As reported by Ted Mann in the Wall Street Journal
WASHINGTON—Amtrak plans to restart its Acela express service between Washington and Boston on June 1, a first step in the national railroad’s return from a near-shutdown after the coronavirus crushed rider demand nationwide.
But how soon riders might return is an open question, Amtrak officials have told employees, according to internal memos and company calls over the past month. The restoration of the Acela, for instance, is as much about preserving the service’s premium image as it is a bet that its business-class riders will soon return in force.
“We think that having had the Acela brand out of the market for an extended period of time is a risk for not only Acela but for Amtrak too, considering how much revenue Acela produces,” Amtrak Chief Marketing Officer Roger Harris said on one company update call in late April, a recording of which was reviewed by The Wall Street Journal.

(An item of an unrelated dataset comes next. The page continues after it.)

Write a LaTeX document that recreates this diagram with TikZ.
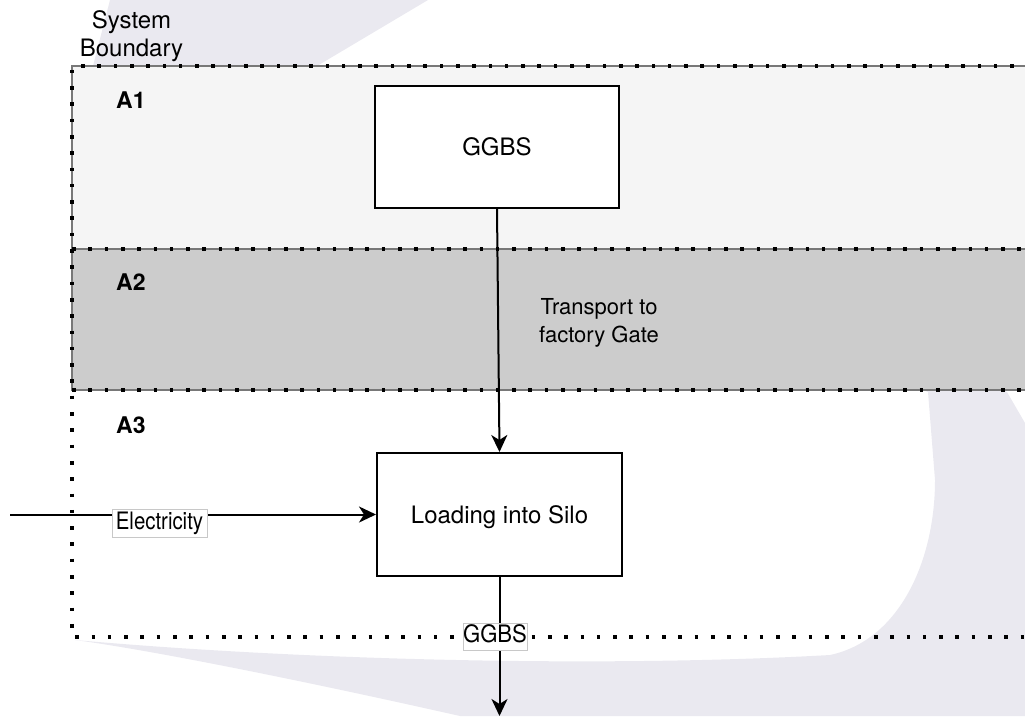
\documentclass[tikz,border=0pt]{standalone}
\usepackage{fontspec}
\setmainfont{TeX Gyre Heros}
\usetikzlibrary{arrows.meta}
\definecolor{wmark}{RGB}{234,233,240}
\definecolor{aone}{RGB}{245,245,245}
\definecolor{atwo}{RGB}{204,204,204}
\definecolor{edgegray}{RGB}{120,120,120}
\definecolor{lblgray}{RGB}{200,200,200}
\newcommand{\sqz}[2]{\scalebox{#1}[1]{#2}}
\tikzset{
  dotline/.style={line width=3.6pt, dash pattern=on 3.6pt off 12.7pt, black},
  paneledge/.style={line width=2pt, edgegray},
  procbox/.style={draw=black, line width=2pt, fill=white, font=\fontsize{24}{28}\selectfont,
     text height=17.5pt, text depth=0pt},
  arr/.style={line width=2pt, -{Stealth[length=17pt,width=16pt,inset=5pt]}},
  flowlabel/.style={draw=lblgray, line width=1pt, fill=white, inner sep=0pt,
     font=\fontsize{24}{28}\selectfont, text height=17.5pt, text depth=5pt},
  zonelabel/.style={font=\fontsize{23}{28}\bfseries\selectfont, anchor=west, inner sep=0pt},
  plaintext/.style={align=center, inner sep=0pt}
}
\begin{document}
\begin{tikzpicture}[x=1pt,y=-1pt]
\useasboundingbox (0,0) rectangle (1025,716);
% watermark swoosh
\fill[wmark] (110,0) -- (428,0) -- (317,66) -- (1007,392) -- (1025,423) -- (1025,716)
  -- (460,716) .. controls (300,680) and (150,650) .. (75,640)
  .. controls (300,660) and (600,668) .. (830,655)
  .. controls (900,640) and (935,560) .. (935,480)
  -- (928,392) -- (93,66) -- cycle;
% panels
\fill[aone] (72,66) rectangle (1030,249);
\fill[atwo] (72,249) rectangle (1030,390);
\draw[paneledge] (1030,66) -- (72,66) -- (72,390) -- (1030,390);
\draw[paneledge] (72,249) -- (1030,249);
% dotted boundaries
\draw[dotline] (1030,66) -- (72,66) -- (72,637) -- (1030,637);
\draw[dotline] (72,249) -- (1030,249);
\draw[dotline] (72,390) -- (1030,390);
% texts
\node[plaintext, font=\fontsize{24}{28}\selectfont] (sysb) at (131.5,36) {System\\Boundary};
\node[zonelabel] (a1) at (116,100) {A1};
\node[zonelabel] (a2) at (116,282) {A2};
\node[zonelabel] (a3) at (116,425) {A3};
\node[plaintext, font=\fontsize{22}{28}\selectfont] (transp) at (599,323) {Transport to\\factory Gate};
% process boxes
\node[procbox, minimum width=244pt, minimum height=122pt] (ggbs) at (497,147) {GGBS};
\node[procbox, minimum width=245pt, minimum height=123pt] (silo) at (499.5,514.5) {Loading into Silo};
% connectors
\coordinate (elecsrc) at (10,514.5);
\coordinate (outend) at (499.5,716);
\draw[arr] (ggbs.south) -- (silo.north);
\draw[arr] (elecsrc) -- (silo.west);
\draw[arr] (silo.south) -- (outend);
% connector labels
\node[flowlabel, minimum width=95pt, minimum height=28pt] (elab) at (159.5,523) {\sqz{0.85}{Electricity}};
\node[flowlabel, minimum width=64pt, minimum height=27pt] (olab) at (495,636.5) {\sqz{0.92}{GGBS}};
\end{tikzpicture}
\end{document}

On the call, Mr. Harris said the railroad would also restore two regional round trips on the Northeast Corridor on June 1, saying the date reflects “a little bit of a gamble on when we thought demand would begin to come back.”

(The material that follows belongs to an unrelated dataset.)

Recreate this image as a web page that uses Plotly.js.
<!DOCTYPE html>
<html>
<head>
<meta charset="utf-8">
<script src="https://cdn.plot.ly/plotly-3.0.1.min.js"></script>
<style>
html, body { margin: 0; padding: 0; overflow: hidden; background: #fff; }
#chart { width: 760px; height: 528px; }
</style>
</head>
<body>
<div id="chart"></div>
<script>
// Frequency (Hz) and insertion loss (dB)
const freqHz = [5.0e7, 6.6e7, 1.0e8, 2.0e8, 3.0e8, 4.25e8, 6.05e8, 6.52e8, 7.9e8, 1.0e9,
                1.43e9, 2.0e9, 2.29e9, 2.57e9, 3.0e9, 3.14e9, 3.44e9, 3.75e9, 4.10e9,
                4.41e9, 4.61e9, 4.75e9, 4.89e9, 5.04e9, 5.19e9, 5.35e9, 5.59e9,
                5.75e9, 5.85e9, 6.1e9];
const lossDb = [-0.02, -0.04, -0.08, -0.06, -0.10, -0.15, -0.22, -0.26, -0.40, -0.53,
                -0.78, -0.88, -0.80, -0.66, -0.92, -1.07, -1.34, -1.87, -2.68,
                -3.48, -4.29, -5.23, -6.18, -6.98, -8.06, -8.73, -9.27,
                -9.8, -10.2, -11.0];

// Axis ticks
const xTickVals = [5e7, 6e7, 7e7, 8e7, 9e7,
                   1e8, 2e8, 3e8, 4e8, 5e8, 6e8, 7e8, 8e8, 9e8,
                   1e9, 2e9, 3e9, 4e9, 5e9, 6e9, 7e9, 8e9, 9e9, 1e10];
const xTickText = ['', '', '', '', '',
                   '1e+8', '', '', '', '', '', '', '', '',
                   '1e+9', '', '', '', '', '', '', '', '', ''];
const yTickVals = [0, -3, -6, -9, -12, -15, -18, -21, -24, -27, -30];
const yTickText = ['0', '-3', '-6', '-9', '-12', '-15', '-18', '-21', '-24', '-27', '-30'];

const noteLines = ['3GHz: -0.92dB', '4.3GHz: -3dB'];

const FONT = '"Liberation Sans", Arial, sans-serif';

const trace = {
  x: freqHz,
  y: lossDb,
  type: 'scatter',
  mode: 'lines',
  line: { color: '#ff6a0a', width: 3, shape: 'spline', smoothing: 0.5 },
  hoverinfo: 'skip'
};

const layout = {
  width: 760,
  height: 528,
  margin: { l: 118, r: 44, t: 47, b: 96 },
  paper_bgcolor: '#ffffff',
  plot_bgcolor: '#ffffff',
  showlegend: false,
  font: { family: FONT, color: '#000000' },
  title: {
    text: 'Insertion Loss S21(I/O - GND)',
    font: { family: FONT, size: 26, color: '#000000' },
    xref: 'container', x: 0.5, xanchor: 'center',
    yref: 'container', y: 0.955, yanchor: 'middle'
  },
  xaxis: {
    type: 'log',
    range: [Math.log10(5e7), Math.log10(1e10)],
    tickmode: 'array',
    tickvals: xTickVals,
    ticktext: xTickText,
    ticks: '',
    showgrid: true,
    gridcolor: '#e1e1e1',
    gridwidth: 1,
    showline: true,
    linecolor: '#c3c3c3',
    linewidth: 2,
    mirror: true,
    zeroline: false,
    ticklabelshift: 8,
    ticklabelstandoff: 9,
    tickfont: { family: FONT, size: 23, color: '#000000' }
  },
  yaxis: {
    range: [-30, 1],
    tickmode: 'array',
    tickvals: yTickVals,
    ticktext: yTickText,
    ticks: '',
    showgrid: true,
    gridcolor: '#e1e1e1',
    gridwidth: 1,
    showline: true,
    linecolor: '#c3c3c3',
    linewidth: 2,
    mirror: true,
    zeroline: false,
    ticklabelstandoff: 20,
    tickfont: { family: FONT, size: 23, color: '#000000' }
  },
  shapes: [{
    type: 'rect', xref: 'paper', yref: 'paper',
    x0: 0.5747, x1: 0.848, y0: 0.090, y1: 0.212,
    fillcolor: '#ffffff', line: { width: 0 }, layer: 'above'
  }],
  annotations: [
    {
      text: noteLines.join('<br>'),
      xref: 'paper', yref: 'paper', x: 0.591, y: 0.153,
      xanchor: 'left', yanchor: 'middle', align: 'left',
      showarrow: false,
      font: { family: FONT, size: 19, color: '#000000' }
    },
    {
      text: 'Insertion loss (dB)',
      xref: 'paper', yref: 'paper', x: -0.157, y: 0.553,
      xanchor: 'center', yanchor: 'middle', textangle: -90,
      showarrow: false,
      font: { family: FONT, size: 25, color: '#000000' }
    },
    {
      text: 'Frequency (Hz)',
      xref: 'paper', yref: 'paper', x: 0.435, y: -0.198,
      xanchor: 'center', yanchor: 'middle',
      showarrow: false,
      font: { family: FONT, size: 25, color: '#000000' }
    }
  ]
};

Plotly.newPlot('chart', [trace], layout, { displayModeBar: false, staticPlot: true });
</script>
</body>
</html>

“And our best estimate, based on the shutdown rules in local communities, is that beginning of June will be the most likely time when people would start to travel again, at least for business,” he said.
On a new employee call Wednesday, Mr. Harris noted that Amtrak was also trying to prevent Acela riders from moving to airline shuttles along the East Coast, the sector the Acela has successfully competed with over the last two decades.
Amtrak faces profound uncertainty in the wake of the pandemic.
Months removed from a projection that it could show an adjusted operating profit this year, Amtrak is forecasting steep deficits that could require additional congressional bailout, and straining to reassure workers that it is safe to run trains.
Its busiest stations, like Union Station in Washington and Penn Station in New York City, are ghostly shells, with few passengers, few trains running, and most businesses closed. What remains of its intercity train service is heavily disrupted by the twin blows of disease and economic recession.
Amtrak is selling tickets for only half the seats on its trains, trying to leave space for customers to remain distant and avoid infection, Mr. Harris said.
Engineers in the sparsely inhabited crew bases are keeping social distancing, calling in for train orders they once signed for by hand, one veteran engineer said. Remittance offices that once collected conductors’ ticket proceeds are idle, because Amtrak has banned cash.
And entire routes that are supported by state government payments—like the Downeaster from Boston to Maine, and the Keystone from Philadelphia to Harrisburg—are shut down completely, in deference to both state stay-at-home orders and huge state budget deficits on the horizon.
“Their ability to continue offering the service levels with us that they had beforehand could be very significantly impacted by the budget situations faced in each of these states,” said Stephen Gardner, Amtrak’s chief operating and commercial officer, on the call.
In recent years, Amtrak executives have focused on improving its financial performance as part of a broader attempt to improve the company’s record. Before the coronavirus, the company said it was poised to turn a profit on its operations—adjusted to exclude huge overhead expenses like upkeep of the Northeast Corridor—for the first time in its history.
“We were having a great year in 2020” until the pandemic hit, Chief Financial Officer Tracie Winbigler told employees on the same conference call in April. But as the pandemic surged in March, demand plunged more than 90% across the railroad, including the 99% drop in Acela bookings that prompted the railroad to take its flagship train out of service that month.
Even with an infusion of $1 billion in congressional aid, much of which is going to pay employees, Amtrak is continuing to enact cost cuts, Ms. Winbigler said. Those include pay cuts for managers and suspension of 401(k) matching payments. Another Amtrak executive said the company was in talks with labor unions to postpone a scheduled July 1 pay increase for many union workers, but didn’t yet have an agreement.
The company cut its capital expenditures by $215 million in the first half of its fiscal year, and is targeting $600 million in further reductions like delaying station improvements and property acquisition.
Ms. Winbigler said the railroad was relying on $2.7 billion in available cash —a sign of what Amtrak leaders say is the relatively strong balance sheet it has built over the past several years. Still, much of that is earmarked for the railroad’s enormous future capital needs, including the replacement of its passenger cars and state of good repair work along the Northeast Corridor, by far the railroad’s largest and costliest asset.
“We need to be prepared for the fact that it could be tough as we come out of this crisis on the other side as well,” she said.
Keeping Amtrak workers safe as they restart is a key concern, management and labor unions say.
“We’ve had lots of people exposed on public transit,” said Larry Willis, president of the Transportation Trades Department, AFL-CIO, a coalition of unions that includes Amtrak workers. “The numbers are better on Amtrak but they’ve just seen fewer passengers, quite frankly.”